◆ **What to produce**
Return all of the data exactly as written, without the pictures.

◆ **Data lines**
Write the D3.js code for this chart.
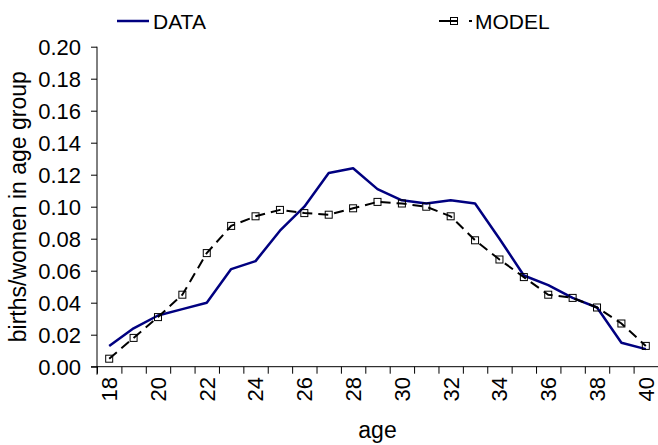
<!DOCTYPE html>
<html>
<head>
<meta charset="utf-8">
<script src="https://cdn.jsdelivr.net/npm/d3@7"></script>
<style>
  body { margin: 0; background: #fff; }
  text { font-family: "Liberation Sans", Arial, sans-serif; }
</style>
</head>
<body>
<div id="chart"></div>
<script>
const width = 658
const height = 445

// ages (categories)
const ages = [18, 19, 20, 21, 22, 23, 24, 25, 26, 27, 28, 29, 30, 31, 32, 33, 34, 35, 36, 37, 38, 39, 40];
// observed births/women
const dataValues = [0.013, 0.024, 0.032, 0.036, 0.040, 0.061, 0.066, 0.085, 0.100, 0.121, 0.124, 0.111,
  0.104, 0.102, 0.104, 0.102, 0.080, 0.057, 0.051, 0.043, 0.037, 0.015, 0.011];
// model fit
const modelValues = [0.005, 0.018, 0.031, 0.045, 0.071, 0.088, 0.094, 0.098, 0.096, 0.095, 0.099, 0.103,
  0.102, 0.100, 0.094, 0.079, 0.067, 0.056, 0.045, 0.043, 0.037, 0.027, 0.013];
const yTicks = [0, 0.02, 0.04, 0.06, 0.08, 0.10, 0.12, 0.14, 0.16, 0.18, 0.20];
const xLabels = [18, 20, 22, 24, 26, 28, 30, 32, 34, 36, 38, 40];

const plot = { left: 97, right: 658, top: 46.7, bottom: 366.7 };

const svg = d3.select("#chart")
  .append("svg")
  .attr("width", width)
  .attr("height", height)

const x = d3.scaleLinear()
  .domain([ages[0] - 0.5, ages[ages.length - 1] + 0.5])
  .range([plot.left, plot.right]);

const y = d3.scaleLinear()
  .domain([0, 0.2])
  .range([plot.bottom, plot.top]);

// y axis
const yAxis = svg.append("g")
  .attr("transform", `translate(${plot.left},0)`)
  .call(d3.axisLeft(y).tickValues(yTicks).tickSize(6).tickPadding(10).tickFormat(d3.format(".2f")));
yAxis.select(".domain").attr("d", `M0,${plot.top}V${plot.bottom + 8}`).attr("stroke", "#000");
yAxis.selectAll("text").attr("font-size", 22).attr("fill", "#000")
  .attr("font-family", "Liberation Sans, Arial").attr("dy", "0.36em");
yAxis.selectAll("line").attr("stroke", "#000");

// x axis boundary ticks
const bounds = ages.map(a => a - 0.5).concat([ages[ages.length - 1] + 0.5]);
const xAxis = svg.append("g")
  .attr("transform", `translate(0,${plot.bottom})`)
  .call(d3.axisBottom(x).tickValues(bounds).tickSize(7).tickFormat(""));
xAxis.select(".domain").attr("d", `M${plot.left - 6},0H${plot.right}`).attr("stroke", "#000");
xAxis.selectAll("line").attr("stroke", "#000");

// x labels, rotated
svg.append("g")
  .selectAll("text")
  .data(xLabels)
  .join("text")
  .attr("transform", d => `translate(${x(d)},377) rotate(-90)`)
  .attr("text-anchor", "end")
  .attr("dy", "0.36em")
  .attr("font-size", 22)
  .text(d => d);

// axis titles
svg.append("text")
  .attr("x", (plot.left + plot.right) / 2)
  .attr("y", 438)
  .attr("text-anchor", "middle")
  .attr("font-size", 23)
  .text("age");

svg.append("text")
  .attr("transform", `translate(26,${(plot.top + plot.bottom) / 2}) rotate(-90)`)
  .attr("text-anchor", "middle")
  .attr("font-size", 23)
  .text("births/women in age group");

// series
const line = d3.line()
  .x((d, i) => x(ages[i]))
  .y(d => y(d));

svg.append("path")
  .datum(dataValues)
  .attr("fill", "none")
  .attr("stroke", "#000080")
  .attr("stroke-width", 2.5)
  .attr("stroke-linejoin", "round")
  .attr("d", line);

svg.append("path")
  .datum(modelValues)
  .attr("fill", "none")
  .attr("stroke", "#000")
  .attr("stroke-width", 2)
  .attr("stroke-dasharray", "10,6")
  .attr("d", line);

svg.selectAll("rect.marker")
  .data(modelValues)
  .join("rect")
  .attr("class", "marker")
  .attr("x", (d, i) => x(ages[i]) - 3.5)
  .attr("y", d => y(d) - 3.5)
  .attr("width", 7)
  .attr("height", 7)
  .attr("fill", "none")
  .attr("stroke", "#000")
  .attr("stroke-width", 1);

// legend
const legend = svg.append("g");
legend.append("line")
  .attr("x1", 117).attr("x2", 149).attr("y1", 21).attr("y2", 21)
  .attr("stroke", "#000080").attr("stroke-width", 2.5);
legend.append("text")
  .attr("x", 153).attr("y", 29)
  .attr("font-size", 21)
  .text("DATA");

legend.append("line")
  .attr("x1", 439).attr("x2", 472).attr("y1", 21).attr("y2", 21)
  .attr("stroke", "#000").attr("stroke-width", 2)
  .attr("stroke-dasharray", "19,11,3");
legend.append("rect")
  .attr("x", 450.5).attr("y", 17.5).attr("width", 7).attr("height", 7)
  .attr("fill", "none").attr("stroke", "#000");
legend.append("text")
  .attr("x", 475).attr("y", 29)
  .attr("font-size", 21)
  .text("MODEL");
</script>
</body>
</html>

◆ **Written reply**
Write the D3.js code for this chart.
<!DOCTYPE html>
<html>
<head>
<meta charset="utf-8">
<script src="https://cdn.jsdelivr.net/npm/d3@7"></script>
<style>
  body { margin: 0; background: #fff; }
  text { font-family: "Liberation Sans", Arial, sans-serif; }
</style>
</head>
<body>
<div id="chart"></div>
<script>
const width = 658
const height = 445

// ages (categories)
const ages = [18, 19, 20, 21, 22, 23, 24, 25, 26, 27, 28, 29, 30, 31, 32, 33, 34, 35, 36, 37, 38, 39, 40];
// observed births/women
const dataValues = [0.013, 0.024, 0.032, 0.036, 0.040, 0.061, 0.066, 0.085, 0.100, 0.121, 0.124, 0.111,
  0.104, 0.102, 0.104, 0.102, 0.080, 0.057, 0.051, 0.043, 0.037, 0.015, 0.011];
// model fit
const modelValues = [0.005, 0.018, 0.031, 0.045, 0.071, 0.088, 0.094, 0.098, 0.096, 0.095, 0.099, 0.103,
  0.102, 0.100, 0.094, 0.079, 0.067, 0.056, 0.045, 0.043, 0.037, 0.027, 0.013];
const yTicks = [0, 0.02, 0.04, 0.06, 0.08, 0.10, 0.12, 0.14, 0.16, 0.18, 0.20];
const xLabels = [18, 20, 22, 24, 26, 28, 30, 32, 34, 36, 38, 40];

const plot = { left: 97, right: 658, top: 46.7, bottom: 366.7 };

const svg = d3.select("#chart")
  .append("svg")
  .attr("width", width)
  .attr("height", height)

const x = d3.scaleLinear()
  .domain([ages[0] - 0.5, ages[ages.length - 1] + 0.5])
  .range([plot.left, plot.right]);

const y = d3.scaleLinear()
  .domain([0, 0.2])
  .range([plot.bottom, plot.top]);

// y axis
const yAxis = svg.append("g")
  .attr("transform", `translate(${plot.left},0)`)
  .call(d3.axisLeft(y).tickValues(yTicks).tickSize(6).tickPadding(10).tickFormat(d3.format(".2f")));
yAxis.select(".domain").attr("d", `M0,${plot.top}V${plot.bottom + 8}`).attr("stroke", "#000");
yAxis.selectAll("text").attr("font-size", 22).attr("fill", "#000")
  .attr("font-family", "Liberation Sans, Arial").attr("dy", "0.36em");
yAxis.selectAll("line").attr("stroke", "#000");

// x axis boundary ticks
const bounds = ages.map(a => a - 0.5).concat([ages[ages.length - 1] + 0.5]);
const xAxis = svg.append("g")
  .attr("transform", `translate(0,${plot.bottom})`)
  .call(d3.axisBottom(x).tickValues(bounds).tickSize(7).tickFormat(""));
xAxis.select(".domain").attr("d", `M${plot.left - 6},0H${plot.right}`).attr("stroke", "#000");
xAxis.selectAll("line").attr("stroke", "#000");

// x labels, rotated
svg.append("g")
  .selectAll("text")
  .data(xLabels)
  .join("text")
  .attr("transform", d => `translate(${x(d)},377) rotate(-90)`)
  .attr("text-anchor", "end")
  .attr("dy", "0.36em")
  .attr("font-size", 22)
  .text(d => d);

// axis titles
svg.append("text")
  .attr("x", (plot.left + plot.right) / 2)
  .attr("y", 438)
  .attr("text-anchor", "middle")
  .attr("font-size", 23)
  .text("age");

svg.append("text")
  .attr("transform", `translate(26,${(plot.top + plot.bottom) / 2}) rotate(-90)`)
  .attr("text-anchor", "middle")
  .attr("font-size", 23)
  .text("births/women in age group");

// series
const line = d3.line()
  .x((d, i) => x(ages[i]))
  .y(d => y(d));

svg.append("path")
  .datum(dataValues)
  .attr("fill", "none")
  .attr("stroke", "#000080")
  .attr("stroke-width", 2.5)
  .attr("stroke-linejoin", "round")
  .attr("d", line);

svg.append("path")
  .datum(modelValues)
  .attr("fill", "none")
  .attr("stroke", "#000")
  .attr("stroke-width", 2)
  .attr("stroke-dasharray", "10,6")
  .attr("d", line);

svg.selectAll("rect.marker")
  .data(modelValues)
  .join("rect")
  .attr("class", "marker")
  .attr("x", (d, i) => x(ages[i]) - 3.5)
  .attr("y", d => y(d) - 3.5)
  .attr("width", 7)
  .attr("height", 7)
  .attr("fill", "none")
  .attr("stroke", "#000")
  .attr("stroke-width", 1);

// legend
const legend = svg.append("g");
legend.append("line")
  .attr("x1", 117).attr("x2", 149).attr("y1", 21).attr("y2", 21)
  .attr("stroke", "#000080").attr("stroke-width", 2.5);
legend.append("text")
  .attr("x", 153).attr("y", 29)
  .attr("font-size", 21)
  .text("DATA");

legend.append("line")
  .attr("x1", 439).attr("x2", 472).attr("y1", 21).attr("y2", 21)
  .attr("stroke", "#000").attr("stroke-width", 2)
  .attr("stroke-dasharray", "19,11,3");
legend.append("rect")
  .attr("x", 450.5).attr("y", 17.5).attr("width", 7).attr("height", 7)
  .attr("fill", "none").attr("stroke", "#000");
legend.append("text")
  .attr("x", 475).attr("y", 29)
  .attr("font-size", 21)
  .text("MODEL");
</script>
</body>
</html>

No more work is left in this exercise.